* Material *
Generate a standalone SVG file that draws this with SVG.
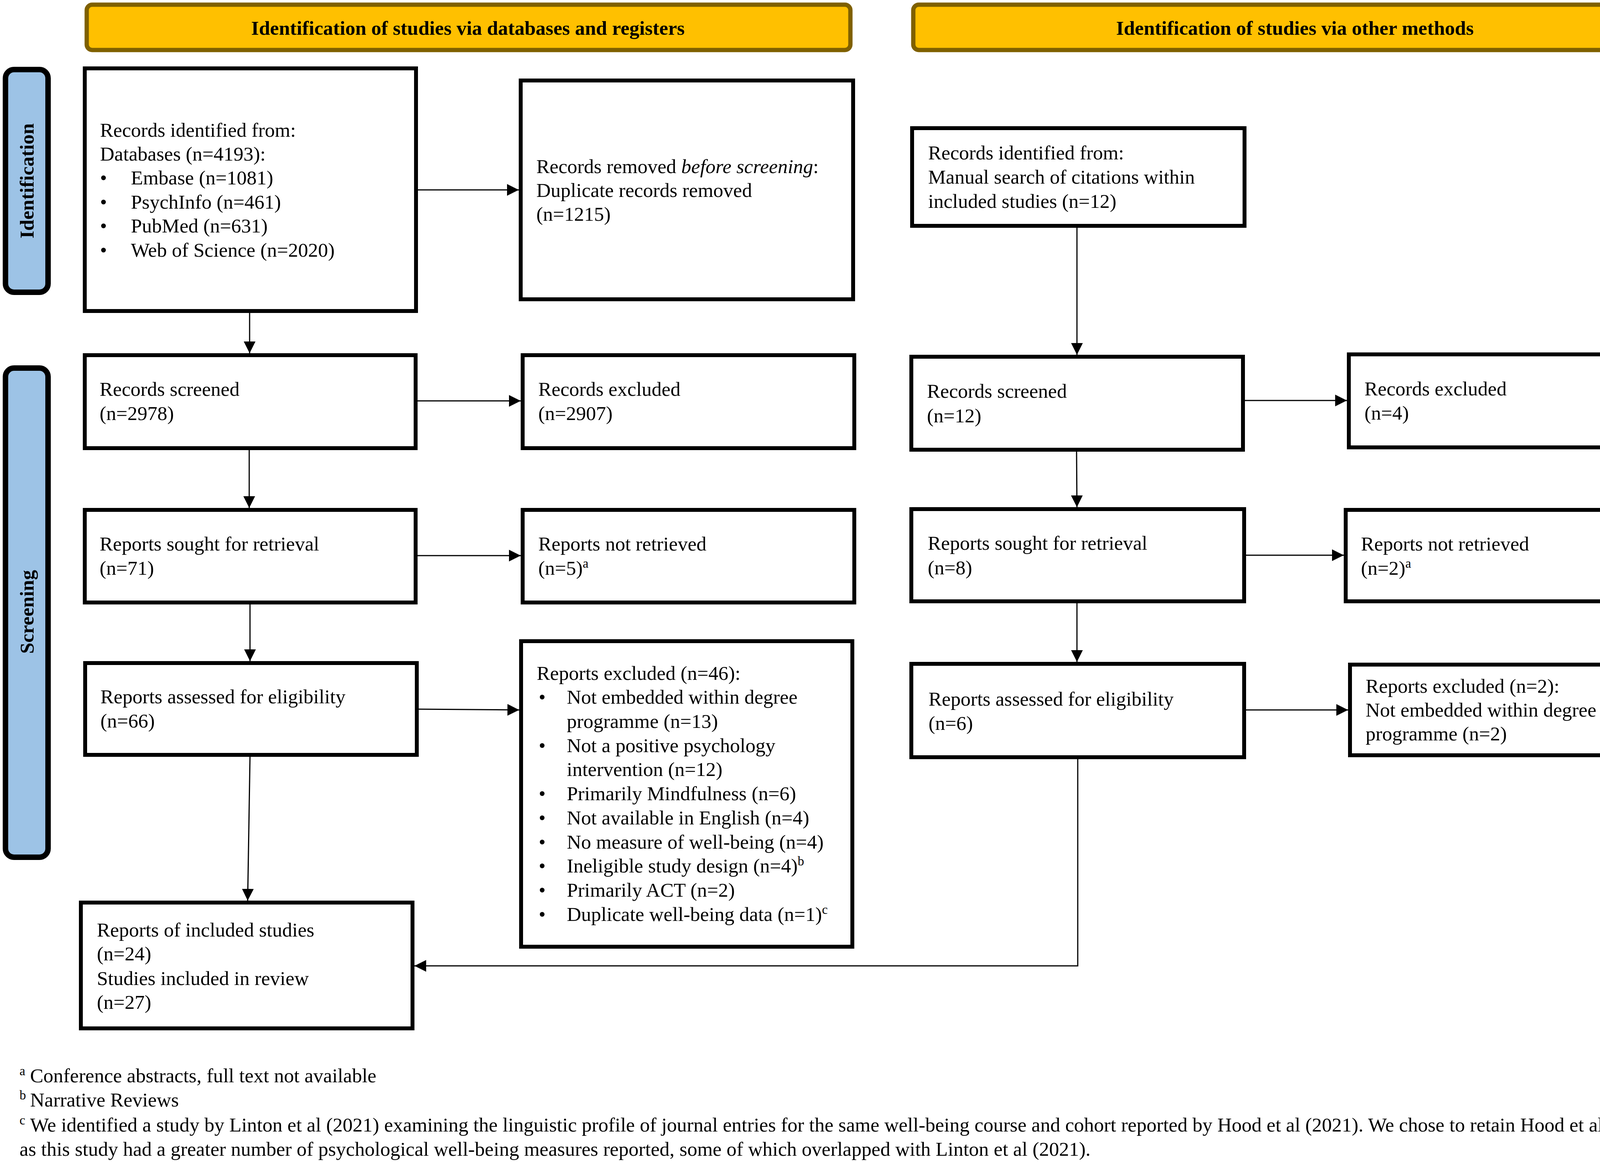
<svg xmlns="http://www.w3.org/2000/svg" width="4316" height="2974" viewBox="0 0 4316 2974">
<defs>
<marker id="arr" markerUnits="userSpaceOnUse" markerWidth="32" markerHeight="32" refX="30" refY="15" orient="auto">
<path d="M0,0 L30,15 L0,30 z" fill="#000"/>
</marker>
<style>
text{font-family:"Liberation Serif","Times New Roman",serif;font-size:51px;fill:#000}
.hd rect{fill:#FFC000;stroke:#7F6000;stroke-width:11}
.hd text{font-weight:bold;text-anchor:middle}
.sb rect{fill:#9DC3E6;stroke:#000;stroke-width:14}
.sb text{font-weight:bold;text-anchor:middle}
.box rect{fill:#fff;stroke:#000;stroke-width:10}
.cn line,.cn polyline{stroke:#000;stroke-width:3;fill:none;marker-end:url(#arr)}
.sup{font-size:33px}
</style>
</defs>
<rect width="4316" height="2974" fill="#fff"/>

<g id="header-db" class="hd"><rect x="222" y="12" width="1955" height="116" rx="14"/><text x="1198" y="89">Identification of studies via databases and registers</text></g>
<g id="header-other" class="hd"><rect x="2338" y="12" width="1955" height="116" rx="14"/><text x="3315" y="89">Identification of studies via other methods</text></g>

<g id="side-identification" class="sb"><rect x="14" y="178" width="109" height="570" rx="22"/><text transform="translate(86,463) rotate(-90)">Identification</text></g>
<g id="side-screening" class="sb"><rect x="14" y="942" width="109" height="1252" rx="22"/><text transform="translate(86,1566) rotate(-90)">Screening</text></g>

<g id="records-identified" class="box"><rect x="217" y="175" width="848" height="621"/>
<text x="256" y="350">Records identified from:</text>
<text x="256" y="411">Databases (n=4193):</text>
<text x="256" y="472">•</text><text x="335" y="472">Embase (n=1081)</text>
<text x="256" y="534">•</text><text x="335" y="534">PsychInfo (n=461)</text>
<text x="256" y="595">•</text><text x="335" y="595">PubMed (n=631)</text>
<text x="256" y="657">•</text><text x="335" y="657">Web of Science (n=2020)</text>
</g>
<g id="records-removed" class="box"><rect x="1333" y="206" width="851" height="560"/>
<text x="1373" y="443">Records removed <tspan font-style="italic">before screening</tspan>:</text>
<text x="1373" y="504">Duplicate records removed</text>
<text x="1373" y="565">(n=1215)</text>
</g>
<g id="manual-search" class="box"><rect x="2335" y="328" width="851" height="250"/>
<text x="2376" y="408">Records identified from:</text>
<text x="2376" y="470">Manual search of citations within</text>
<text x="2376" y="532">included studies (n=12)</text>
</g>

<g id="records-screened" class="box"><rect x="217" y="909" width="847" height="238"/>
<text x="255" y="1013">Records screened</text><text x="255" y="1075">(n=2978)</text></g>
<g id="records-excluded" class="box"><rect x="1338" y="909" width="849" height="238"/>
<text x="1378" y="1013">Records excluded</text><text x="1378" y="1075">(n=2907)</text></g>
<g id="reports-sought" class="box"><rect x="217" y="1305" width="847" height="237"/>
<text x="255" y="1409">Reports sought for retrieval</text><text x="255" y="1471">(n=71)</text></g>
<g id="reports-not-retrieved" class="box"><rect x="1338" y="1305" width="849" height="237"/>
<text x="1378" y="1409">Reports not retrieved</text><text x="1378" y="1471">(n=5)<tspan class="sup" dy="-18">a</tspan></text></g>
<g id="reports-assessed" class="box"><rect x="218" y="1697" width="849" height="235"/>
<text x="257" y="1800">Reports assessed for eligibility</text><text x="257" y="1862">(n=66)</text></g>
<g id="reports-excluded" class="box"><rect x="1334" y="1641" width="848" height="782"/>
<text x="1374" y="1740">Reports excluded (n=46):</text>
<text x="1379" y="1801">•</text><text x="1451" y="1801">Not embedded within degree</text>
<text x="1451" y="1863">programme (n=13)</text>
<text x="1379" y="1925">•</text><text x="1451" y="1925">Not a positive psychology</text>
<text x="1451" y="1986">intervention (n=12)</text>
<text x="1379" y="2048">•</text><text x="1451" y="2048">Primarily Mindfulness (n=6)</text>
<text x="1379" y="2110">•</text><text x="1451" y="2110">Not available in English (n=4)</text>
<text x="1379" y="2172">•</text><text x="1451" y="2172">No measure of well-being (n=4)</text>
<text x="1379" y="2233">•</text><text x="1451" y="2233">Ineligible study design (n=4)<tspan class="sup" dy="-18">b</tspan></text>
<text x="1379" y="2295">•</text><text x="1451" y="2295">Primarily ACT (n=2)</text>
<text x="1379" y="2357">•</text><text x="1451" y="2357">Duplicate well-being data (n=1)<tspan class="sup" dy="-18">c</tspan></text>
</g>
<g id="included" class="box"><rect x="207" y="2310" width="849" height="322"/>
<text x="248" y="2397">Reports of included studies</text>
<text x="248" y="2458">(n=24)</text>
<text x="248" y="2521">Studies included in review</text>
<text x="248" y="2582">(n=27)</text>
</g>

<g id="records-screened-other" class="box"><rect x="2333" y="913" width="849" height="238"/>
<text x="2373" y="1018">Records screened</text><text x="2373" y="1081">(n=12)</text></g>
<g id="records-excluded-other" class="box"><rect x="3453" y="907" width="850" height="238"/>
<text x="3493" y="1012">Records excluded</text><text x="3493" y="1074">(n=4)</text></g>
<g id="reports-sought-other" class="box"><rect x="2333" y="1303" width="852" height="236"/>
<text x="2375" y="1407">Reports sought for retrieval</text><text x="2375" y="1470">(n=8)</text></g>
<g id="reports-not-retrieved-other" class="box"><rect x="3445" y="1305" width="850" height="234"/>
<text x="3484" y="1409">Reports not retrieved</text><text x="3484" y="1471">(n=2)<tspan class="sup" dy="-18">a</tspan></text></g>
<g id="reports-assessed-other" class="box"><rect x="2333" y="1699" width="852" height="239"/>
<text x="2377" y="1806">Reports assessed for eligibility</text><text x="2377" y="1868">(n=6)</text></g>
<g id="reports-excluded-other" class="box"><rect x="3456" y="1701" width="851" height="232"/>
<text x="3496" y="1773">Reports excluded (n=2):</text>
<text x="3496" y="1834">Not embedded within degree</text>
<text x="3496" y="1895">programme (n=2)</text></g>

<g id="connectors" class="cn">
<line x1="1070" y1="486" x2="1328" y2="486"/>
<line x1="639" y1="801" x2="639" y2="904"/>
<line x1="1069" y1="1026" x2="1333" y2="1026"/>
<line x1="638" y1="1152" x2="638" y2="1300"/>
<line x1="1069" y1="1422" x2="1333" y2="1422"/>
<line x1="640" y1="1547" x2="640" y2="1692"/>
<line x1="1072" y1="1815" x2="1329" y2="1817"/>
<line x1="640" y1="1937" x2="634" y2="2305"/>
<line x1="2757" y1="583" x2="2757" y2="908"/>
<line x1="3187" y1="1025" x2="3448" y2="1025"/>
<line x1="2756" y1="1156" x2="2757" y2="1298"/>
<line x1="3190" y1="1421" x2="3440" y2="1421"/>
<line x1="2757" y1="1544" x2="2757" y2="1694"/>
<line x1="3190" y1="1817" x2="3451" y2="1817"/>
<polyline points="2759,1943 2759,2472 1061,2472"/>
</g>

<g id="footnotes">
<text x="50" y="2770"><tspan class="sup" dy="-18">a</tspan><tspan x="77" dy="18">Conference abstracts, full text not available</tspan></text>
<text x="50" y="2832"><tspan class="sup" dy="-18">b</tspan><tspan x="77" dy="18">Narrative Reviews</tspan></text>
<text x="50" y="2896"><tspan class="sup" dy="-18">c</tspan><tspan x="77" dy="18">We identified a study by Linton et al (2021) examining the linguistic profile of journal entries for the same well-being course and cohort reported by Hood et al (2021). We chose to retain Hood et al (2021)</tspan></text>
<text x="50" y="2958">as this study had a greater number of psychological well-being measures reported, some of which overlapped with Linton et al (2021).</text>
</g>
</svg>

* What is required *
Go through the material above and count the lines that contain "this"; give that number alone.

* Exercise answer *
2